URBAN EVOLUTION (Heterotopia #070129)

 
Urban Evolution site specific performance from Mark Kammerbauer on Vimeo.
Cities are examples of how building, destroying, and rebuilding occur over and over again. Such processes that can be triggered by crisis, disaster and other societal, political or market phenomena or actors. However, how can such processes become an experience to be perceived by others? Urban Evolution intends to answer this question within a performance in public space on the Theaterplatz square in Weimar, Germany, developed in the context of a research project at the Bauhaus Universität Weimar. By doing so we reimagined a quasi-historic process of cycles of rebuilding, demolition and rebuilding again and again that remains invisible unless some sort of signs indicate this process. European cities may actually be a case in point, considering wartime destruction and postwar modernist planning schemes that drastically altered historic cityscapes. Yet, while physical or social traces may remain, the context was hardly the design of memory or history as a creative practice, and the resulting void was coincidental. Therefore, there is a need to go beyond such examples and research whether transferable models of such processes can be established to better understand their design relevance.

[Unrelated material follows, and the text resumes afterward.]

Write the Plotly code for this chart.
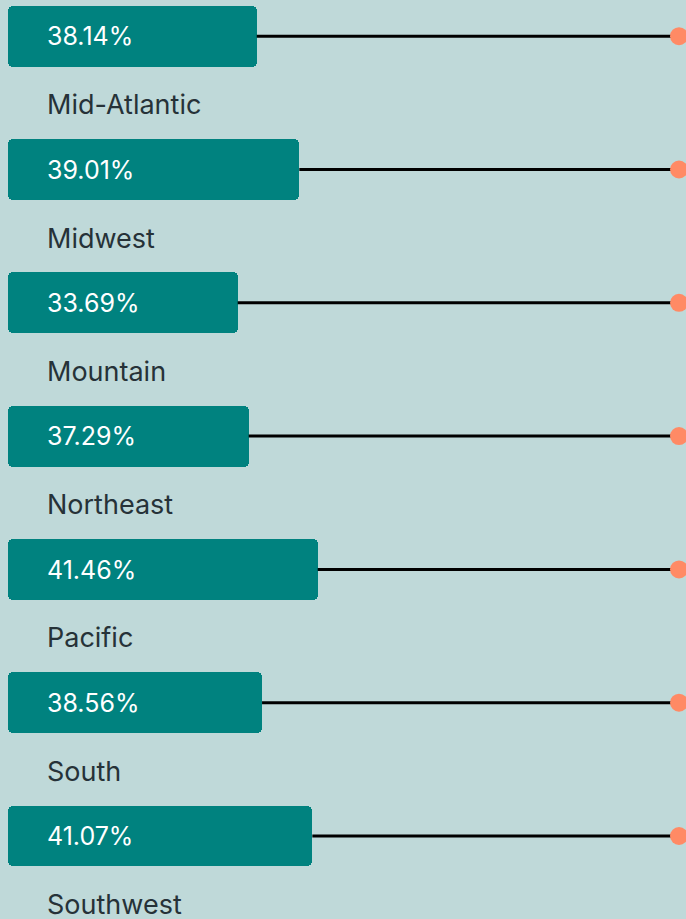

The Urban Evolution performance consists of different steps including movement, climax and void. These steps are indicated by signs of their occurrence – „scar tissue“, perhaps – that are marked on the surface of the square with chalk. Structures measuring 3.5 x 3.5 x 7 feet made of wood frame lined with cardboard are „manned“ by one person each who moves them from the inside along the square. Chalk tracings are drawn on the paving from inside the structures. The structures move in steps towards a climax of maximum density – a speculative pre-existing condition. They then withdraw from the square completely, laying bare a resultant condition of removal as a post-event situation. The spatial void becomes complicit to the documentation of its appearance as the chalk signs marked on the surface of the square indicate the action of removal, until rainfall washed them away. Within the Urban Evolution performance, the void becomes perceivable as well as the action that preceded and generated it (Javier Barona, Mark Kammerbauer, Arne Löper).